A Batalha de Argel (1966), de Gillo Pontecorvo
A impressão inicial que o filme deixa, com a cena pós-tortura, é a de que o foco narrativo será maior nos atos repressivos das revoltas, com um olhar mais íntimo para o sofrimento daquelas pessoas. Na verdade, A Batalha de Argel é um filme que assume certo distanciamento dramático dos acontecimentos, tanto nas ações de guerrilha quanto na repressão militar. O diretor Gillo Pontecorvo busca uma minuciosidade com relação às ações de ambos os lados.

A dinâmica dos rebeldes na estratégia de seus atos é muito bem articulada, há uma tensão presente em momentos pontuais que é desenvolvida por diversos aspectos, em especial a trilha sonora marcante. Já no lado militar, o filme foca especialmente na figura do capitão, mas não chega, como Padilha acaba fazendo em Tropa de Elite, a buscar um engrandecimento desse personagem.
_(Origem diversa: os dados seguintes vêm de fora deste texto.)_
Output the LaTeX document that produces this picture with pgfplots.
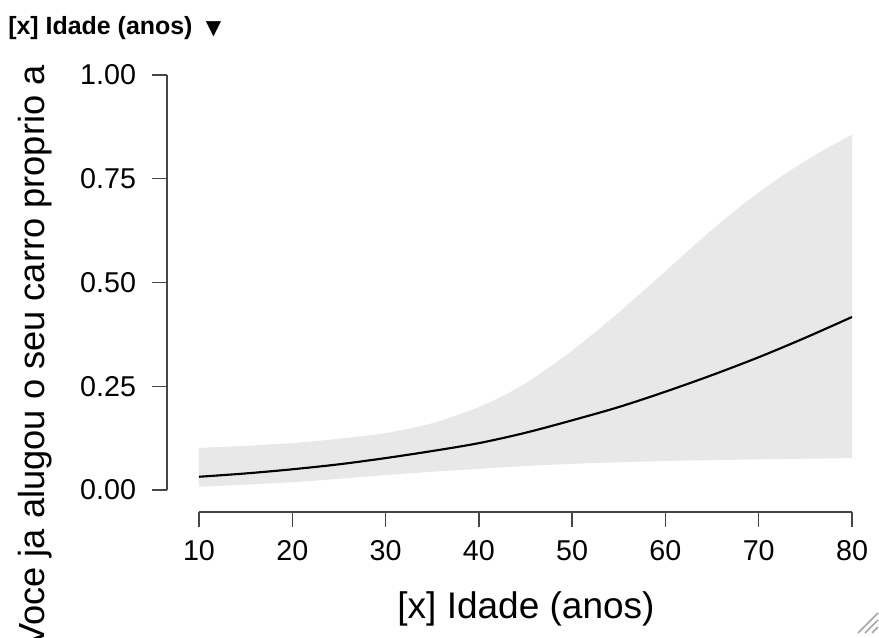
\documentclass[border=0pt]{standalone}
\usepackage{fontspec}
\setmainfont{Liberation Sans}
\newfontfamily\dejavu{DejaVu Sans}
\usepackage{pgfplots}
\pgfplotsset{compat=1.18}
\usepgfplotslibrary{fillbetween}
\definecolor{bandcol}{RGB}{232,232,232}
\definecolor{axcol}{RGB}{70,70,70}
\begin{document}
\begin{tikzpicture}
\begin{axis}[
  at={(125.25pt,93.75pt)}, anchor=south west,
  scale only axis, width=513.75pt, height=327.75pt,
  xmin=6.57, xmax=80, ymin=-0.0529, ymax=1,
  axis x line*=bottom, axis y line*=left,
  axis line style={draw=none},
  xtick={10,20,...,80}, ytick={0,0.25,0.5,0.75,1},
  tick align=outside, major tick length=11.25pt,
  tick style={axcol, line width=1.1pt},
  /pgf/number format/assume math mode=true,
  yticklabel style={/pgf/number format/fixed, /pgf/number format/precision=2, /pgf/number format/fixed zerofill, font=\fontsize{21.5pt}{25pt}\selectfont, xshift=-8.5pt},
  xticklabel style={font=\fontsize{21.5pt}{25pt}\selectfont, yshift=-6.5pt},
  clip=false,
]
\addplot[name path=up, draw=none, smooth] coordinates {
(10,0.1015) (12.5,0.104) (15,0.1063) (17.5,0.110) (20,0.113) (22.5,0.118) (25,0.1235) (27.5,0.130) (30,0.137) (32.5,0.148) (35,0.161) (37.5,0.179) (40,0.200) (42.5,0.226) (45,0.257) (47.5,0.295) (50,0.336) (52.5,0.381) (55,0.428) (57.5,0.4775) (60,0.527) (62.5,0.578) (65,0.627) (67.5,0.674) (70,0.717) (72.5,0.757) (75,0.793) (77.5,0.826) (80,0.856)};
\addplot[name path=lo, draw=none, smooth] coordinates {
(10,0.008) (15,0.013) (20,0.019) (25,0.027) (30,0.036) (35,0.044) (40,0.051) (45,0.058) (50,0.063) (55,0.067) (60,0.070) (65,0.072) (70,0.074) (75,0.0755) (80,0.077)};
\addplot[bandcol, draw=none] fill between[of=up and lo];
\addplot[black, line width=1.6pt, smooth] coordinates {
(10,0.032) (15,0.040) (20,0.050) (25,0.062) (30,0.077) (35,0.094) (40,0.113) (45,0.138) (50,0.168) (55,0.200) (60,0.237) (65,0.277) (70,0.320) (75,0.367) (80,0.417)};
\draw[axcol, line width=1.1pt] (axis cs:10,-0.0529) -- (axis cs:80,-0.0529);
\draw[axcol, line width=1.1pt] (axis cs:6.57,0) -- (axis cs:6.57,1);
\end{axis}
\begin{scope}[x=0.75pt,y=0.75pt]
\node[anchor=base west, inner sep=0, font=\fontsize{18.7pt}{22pt}\selectfont\bfseries] at (8,602) {[x] Idade (anos)\hspace{10pt}{\dejavu\fontsize{15pt}{16pt}\selectfont ▼}};
\node[anchor=base, inner sep=0, font=\fontsize{27.75pt}{32pt}\selectfont] at (526,19) {[x] Idade (anos)};
\node[rotate=90, anchor=base east, inner sep=0, font=\fontsize{27.2pt}{32pt}\selectfont] at (45,572) {Voce ja alugou o seu carro proprio a};
\draw[gray!70, line width=1.1pt] (858,4) -- (878,24) (865,4) -- (878,17) (872,4) -- (878,10);
\end{scope}
\pgfresetboundingbox
\useasboundingbox (0pt,0pt) rectangle (659.25pt,477.75pt);
\end{tikzpicture}
\end{document}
Suas ações, assim como as do lado rebelde, são retratadas como necessárias dentro de seu dispositivo ideológico. Não há questionamentos morais claros, a direção de Pontecorvo não vibra e nem estigmatiza muito nenhum dos lados.
O modo como se desenvolvem os acontecimentos é o que acaba sendo o grande foco da narrativa. Em alguns momentos, o filme até possui um aspecto mais documental, com câmera na mão no meio das multidões. Mesmo com atores profissionais e movimentações ensaiadas, parece realmente que nesses momentos as ações vão se desenrolando e a câmera tenta de alguma forma acompanhar tudo. Entretanto, não é como se o filme todo tentasse sintetizar uma ideia de “cinema verdade” que não interfere nos acontecimentos. Existe um cuidado muito especial na construção da tensão em momentos específicos.

Muita coisa feita aqui pode ter servido de inspiração para o cinema de máfia de Scorsese e Tarantino, no sentido de dar mais atenção à minuciosidade dos atos em si do que à uma dramatização mais intimista dos personagens envolvidos. Com uma voz em off que entra para contextualizar o que será apresentado, as estratégias do conflito são construídas por meio de uma montagem rápida que fragmenta os espaços e imprime elipses à narrativa, além de uma decupagem que salienta os conflitos pelos espaços em off, por aquilo que não é visto, mas é temido. A Batalha de Argel é um filme de procedimentos, de liturgias de sobrevivência.